WRITTEN REQUEST: Locate each line with the string "this" in the listing below and copy it.

RECORD EXCERPTS:
___
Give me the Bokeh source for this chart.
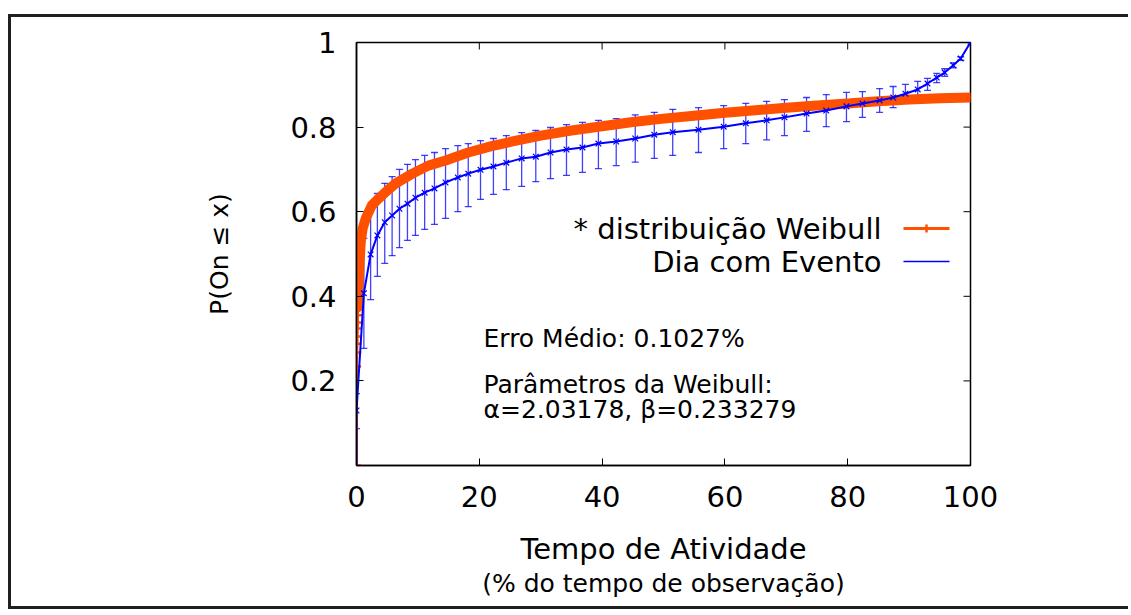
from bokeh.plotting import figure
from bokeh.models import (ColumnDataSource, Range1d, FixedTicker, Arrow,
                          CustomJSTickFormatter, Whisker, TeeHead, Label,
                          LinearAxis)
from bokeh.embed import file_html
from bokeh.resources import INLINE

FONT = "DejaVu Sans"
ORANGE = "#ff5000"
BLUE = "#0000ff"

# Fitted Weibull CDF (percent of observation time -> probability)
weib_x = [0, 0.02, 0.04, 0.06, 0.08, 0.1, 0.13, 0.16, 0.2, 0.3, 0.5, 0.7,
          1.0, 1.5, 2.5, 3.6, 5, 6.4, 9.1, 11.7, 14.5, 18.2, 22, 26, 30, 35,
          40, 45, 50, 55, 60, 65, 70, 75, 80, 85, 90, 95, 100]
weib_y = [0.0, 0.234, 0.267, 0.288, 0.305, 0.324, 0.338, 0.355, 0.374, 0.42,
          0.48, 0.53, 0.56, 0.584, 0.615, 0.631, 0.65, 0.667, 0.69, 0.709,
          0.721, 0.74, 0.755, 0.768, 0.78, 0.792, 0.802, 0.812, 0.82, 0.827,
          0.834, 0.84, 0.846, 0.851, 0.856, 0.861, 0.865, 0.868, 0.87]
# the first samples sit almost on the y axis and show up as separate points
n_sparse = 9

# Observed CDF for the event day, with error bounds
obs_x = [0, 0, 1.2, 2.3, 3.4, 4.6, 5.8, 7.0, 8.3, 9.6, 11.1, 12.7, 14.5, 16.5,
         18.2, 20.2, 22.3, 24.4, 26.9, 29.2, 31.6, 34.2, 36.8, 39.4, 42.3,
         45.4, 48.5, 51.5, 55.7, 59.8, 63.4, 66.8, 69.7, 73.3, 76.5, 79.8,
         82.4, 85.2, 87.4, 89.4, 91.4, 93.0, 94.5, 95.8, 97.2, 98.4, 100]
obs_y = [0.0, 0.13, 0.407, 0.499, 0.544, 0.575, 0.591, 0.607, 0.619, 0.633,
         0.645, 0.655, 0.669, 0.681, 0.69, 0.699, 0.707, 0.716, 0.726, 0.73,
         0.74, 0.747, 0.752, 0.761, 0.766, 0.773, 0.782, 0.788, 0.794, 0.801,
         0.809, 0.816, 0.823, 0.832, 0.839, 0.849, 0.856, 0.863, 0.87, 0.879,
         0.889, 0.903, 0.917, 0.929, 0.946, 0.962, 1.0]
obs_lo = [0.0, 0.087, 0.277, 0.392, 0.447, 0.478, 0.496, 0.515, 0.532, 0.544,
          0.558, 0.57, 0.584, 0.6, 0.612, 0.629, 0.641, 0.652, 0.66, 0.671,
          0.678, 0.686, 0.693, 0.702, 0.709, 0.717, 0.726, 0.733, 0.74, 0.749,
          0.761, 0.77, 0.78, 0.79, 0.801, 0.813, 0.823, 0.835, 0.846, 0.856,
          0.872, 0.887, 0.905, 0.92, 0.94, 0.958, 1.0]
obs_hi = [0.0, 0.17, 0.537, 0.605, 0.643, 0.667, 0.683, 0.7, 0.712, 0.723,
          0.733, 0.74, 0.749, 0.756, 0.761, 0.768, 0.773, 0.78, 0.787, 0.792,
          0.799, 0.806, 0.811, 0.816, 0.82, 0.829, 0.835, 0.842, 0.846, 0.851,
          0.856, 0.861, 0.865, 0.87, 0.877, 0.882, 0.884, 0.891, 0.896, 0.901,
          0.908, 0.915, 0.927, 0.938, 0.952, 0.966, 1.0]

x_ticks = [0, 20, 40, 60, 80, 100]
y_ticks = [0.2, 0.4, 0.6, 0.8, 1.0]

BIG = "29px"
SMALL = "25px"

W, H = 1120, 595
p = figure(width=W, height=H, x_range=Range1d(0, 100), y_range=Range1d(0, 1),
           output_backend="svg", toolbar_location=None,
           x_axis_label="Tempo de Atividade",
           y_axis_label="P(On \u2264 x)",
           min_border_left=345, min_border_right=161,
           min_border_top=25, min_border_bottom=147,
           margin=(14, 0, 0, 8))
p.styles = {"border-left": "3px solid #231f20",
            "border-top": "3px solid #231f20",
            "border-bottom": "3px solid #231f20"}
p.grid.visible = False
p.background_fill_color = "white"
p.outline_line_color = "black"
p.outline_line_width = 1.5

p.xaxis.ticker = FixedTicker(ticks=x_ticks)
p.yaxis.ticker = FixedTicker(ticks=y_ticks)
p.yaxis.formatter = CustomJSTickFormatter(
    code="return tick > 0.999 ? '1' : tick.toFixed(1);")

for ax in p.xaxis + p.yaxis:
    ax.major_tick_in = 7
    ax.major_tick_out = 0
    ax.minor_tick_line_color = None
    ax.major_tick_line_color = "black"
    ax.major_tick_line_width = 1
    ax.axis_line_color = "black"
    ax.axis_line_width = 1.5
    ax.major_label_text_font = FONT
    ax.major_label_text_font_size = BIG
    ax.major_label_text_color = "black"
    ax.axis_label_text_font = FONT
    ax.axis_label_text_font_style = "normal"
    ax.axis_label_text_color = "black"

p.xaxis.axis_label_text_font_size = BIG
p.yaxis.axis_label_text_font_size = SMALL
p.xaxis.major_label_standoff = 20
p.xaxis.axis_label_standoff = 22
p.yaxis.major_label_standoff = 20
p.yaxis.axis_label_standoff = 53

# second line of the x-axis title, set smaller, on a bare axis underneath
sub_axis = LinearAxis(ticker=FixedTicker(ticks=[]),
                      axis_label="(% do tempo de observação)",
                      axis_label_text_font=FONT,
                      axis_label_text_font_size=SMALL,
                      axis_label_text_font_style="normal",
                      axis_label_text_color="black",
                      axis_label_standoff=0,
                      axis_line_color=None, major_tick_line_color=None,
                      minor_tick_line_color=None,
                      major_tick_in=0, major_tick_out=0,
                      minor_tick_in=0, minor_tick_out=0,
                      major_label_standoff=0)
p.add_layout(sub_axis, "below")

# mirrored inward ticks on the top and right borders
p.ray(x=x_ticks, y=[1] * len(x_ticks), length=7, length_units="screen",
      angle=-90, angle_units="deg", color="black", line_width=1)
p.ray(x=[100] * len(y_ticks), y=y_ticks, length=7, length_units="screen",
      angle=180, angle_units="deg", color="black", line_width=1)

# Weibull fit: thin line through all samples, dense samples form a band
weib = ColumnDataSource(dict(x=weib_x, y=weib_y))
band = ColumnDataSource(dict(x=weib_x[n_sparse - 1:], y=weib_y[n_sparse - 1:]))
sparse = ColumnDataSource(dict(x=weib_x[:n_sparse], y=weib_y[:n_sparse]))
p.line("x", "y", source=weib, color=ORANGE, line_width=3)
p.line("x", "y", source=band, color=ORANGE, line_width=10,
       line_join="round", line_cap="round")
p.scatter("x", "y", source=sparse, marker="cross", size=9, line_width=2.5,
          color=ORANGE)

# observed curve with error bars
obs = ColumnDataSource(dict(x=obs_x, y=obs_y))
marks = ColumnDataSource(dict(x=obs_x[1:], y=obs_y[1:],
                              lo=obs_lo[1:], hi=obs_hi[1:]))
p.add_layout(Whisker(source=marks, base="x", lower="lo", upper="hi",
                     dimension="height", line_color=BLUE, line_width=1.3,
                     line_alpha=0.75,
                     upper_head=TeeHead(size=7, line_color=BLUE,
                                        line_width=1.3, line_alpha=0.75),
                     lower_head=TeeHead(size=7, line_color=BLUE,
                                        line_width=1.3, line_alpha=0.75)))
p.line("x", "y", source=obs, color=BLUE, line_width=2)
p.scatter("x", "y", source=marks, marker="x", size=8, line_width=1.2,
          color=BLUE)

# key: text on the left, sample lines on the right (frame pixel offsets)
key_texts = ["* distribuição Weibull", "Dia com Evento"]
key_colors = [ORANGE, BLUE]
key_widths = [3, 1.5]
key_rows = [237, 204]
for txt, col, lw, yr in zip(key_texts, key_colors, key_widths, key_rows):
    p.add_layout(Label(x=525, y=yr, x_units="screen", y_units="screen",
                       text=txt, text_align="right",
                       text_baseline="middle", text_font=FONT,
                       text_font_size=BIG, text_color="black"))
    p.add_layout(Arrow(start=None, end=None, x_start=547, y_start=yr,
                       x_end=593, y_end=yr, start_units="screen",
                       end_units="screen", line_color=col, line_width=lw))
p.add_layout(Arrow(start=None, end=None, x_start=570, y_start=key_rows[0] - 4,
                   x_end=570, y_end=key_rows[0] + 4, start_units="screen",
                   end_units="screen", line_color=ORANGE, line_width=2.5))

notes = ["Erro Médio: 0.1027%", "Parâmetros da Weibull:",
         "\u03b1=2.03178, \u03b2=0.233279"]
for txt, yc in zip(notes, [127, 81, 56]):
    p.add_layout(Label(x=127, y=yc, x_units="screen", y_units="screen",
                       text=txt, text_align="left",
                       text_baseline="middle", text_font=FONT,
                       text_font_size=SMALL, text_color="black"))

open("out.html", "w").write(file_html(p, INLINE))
___
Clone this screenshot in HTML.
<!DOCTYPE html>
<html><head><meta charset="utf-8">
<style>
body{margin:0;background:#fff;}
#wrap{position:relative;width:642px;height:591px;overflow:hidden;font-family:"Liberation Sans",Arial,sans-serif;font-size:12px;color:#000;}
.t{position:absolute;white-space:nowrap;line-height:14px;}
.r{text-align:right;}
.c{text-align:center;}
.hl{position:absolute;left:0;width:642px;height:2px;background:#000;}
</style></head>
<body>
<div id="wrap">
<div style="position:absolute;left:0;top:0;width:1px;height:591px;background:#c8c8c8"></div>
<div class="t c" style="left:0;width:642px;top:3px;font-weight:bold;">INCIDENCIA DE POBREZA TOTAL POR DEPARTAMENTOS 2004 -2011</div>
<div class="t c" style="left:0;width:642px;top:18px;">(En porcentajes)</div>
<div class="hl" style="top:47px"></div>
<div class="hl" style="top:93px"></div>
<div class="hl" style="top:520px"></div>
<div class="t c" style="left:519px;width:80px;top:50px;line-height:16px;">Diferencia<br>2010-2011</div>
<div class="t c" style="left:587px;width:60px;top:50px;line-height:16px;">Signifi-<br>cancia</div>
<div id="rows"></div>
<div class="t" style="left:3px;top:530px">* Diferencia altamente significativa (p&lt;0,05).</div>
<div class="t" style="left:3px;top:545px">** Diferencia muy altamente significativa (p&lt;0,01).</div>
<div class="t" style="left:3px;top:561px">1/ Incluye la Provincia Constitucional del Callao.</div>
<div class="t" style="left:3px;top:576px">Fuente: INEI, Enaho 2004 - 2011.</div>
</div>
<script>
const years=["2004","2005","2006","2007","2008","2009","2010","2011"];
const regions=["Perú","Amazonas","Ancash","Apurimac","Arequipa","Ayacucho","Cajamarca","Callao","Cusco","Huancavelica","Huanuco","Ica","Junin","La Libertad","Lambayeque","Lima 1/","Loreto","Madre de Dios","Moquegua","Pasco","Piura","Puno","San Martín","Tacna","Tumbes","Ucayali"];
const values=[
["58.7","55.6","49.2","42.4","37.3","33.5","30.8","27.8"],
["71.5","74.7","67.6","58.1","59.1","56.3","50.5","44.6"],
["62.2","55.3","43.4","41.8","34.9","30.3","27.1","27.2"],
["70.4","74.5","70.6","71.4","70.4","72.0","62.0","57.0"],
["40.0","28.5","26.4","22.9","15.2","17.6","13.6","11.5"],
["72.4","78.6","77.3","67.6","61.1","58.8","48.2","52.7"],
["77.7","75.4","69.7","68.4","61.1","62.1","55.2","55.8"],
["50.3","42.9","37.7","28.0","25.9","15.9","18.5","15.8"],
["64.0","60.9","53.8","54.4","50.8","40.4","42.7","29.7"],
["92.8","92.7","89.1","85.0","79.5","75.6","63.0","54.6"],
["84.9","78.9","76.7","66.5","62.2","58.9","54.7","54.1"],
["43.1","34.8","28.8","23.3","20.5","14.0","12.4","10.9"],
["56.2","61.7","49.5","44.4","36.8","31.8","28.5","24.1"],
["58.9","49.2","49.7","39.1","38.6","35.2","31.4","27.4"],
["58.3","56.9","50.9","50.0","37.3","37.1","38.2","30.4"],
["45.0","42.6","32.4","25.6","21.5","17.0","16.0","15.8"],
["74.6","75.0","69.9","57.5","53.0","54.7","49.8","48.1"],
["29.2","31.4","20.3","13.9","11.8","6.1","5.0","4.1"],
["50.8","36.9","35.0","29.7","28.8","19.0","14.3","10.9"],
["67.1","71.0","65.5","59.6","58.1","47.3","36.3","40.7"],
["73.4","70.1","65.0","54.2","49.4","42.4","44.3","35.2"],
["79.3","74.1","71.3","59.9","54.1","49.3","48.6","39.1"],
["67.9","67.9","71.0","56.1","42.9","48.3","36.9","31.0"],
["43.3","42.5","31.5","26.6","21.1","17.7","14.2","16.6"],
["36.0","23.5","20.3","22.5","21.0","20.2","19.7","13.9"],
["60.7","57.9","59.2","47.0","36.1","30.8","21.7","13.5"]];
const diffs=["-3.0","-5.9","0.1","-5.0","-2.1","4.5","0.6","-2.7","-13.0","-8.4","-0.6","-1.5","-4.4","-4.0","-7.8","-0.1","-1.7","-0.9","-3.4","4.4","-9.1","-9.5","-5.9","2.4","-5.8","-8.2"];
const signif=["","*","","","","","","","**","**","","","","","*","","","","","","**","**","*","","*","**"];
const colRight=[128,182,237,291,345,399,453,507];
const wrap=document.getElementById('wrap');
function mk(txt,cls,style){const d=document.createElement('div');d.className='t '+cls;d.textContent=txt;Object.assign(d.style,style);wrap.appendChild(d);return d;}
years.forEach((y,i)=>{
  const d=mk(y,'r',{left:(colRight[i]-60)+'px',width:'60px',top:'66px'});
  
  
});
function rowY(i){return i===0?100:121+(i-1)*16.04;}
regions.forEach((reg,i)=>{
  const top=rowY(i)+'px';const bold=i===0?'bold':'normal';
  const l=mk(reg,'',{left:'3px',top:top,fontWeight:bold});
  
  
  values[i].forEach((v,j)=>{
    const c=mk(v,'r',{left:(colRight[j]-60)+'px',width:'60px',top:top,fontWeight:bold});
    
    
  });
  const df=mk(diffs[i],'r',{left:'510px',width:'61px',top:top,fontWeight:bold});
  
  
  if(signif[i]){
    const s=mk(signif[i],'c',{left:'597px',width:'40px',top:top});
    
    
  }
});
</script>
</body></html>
___
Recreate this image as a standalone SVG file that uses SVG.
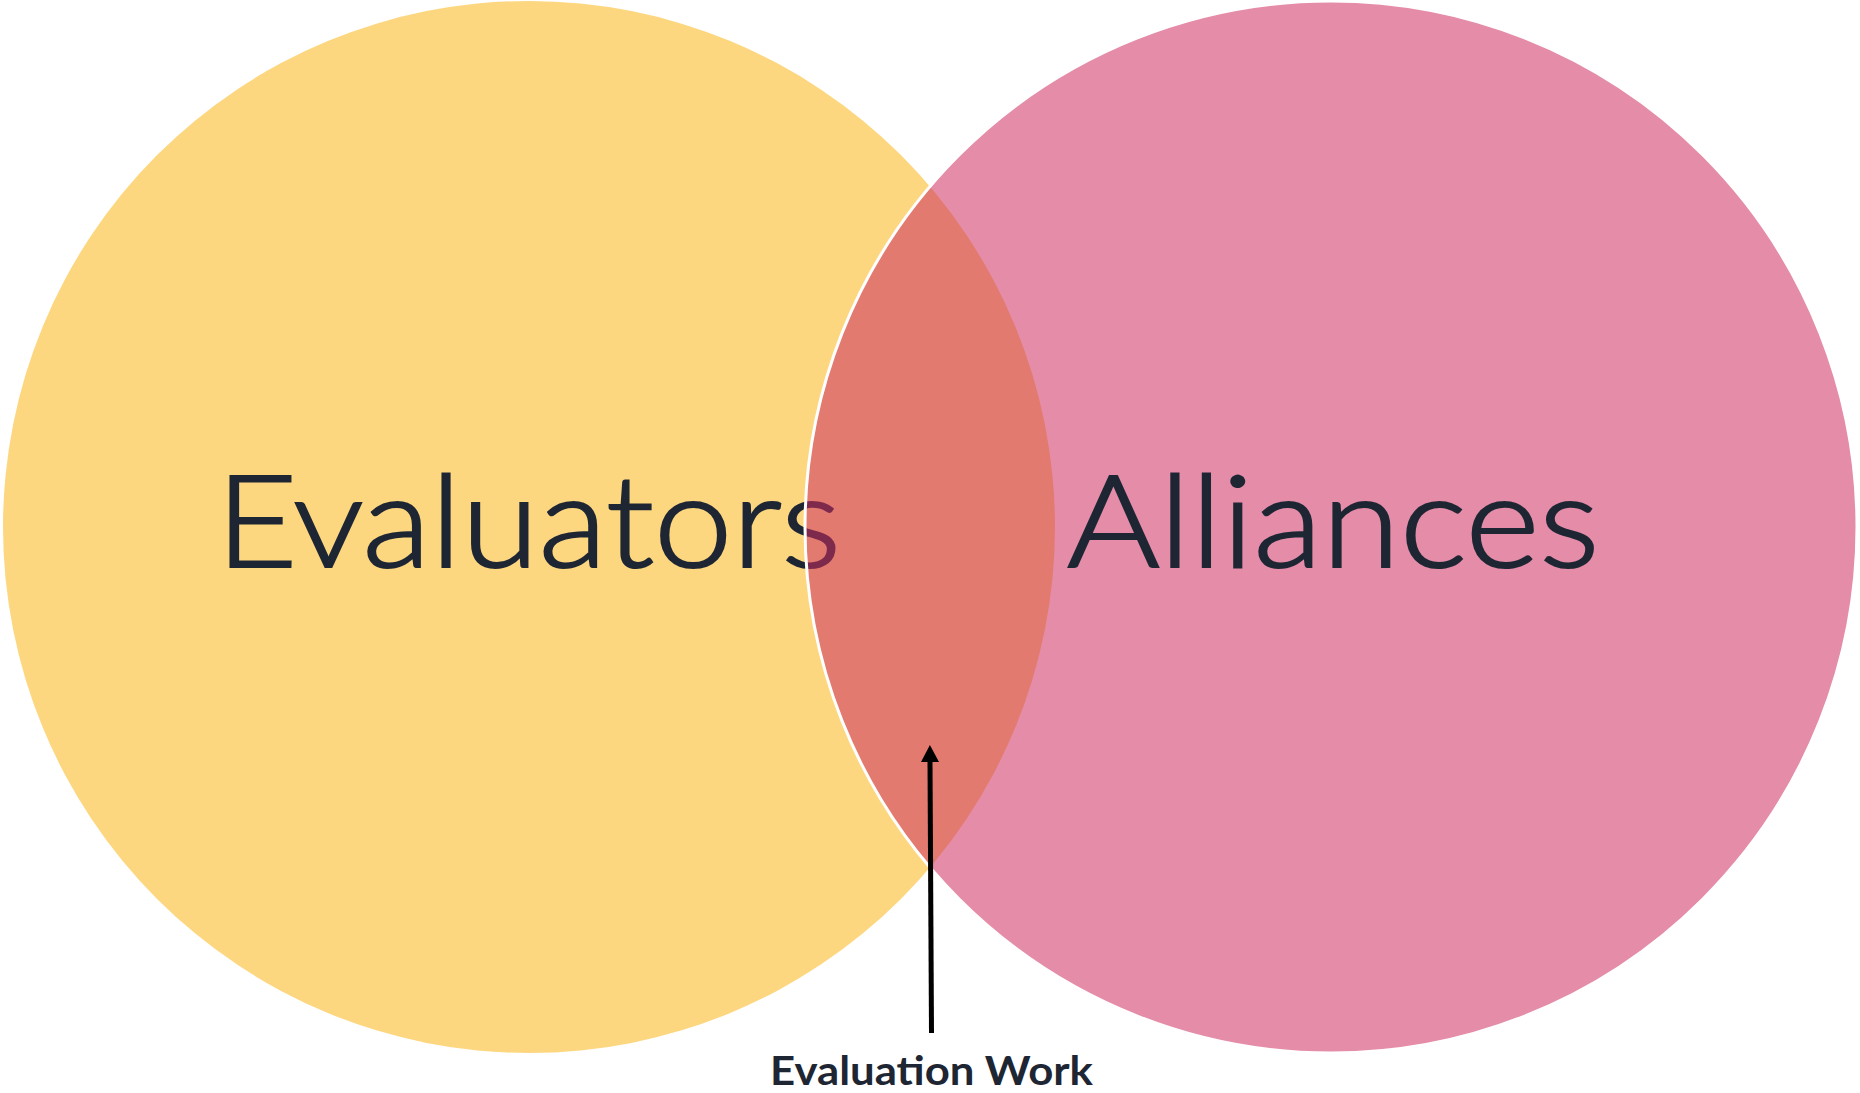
___
ANSWER BELOW:
Give me the Bokeh source for this chart.
Clone this screenshot in HTML.
Recreate this image as a standalone SVG file that uses SVG.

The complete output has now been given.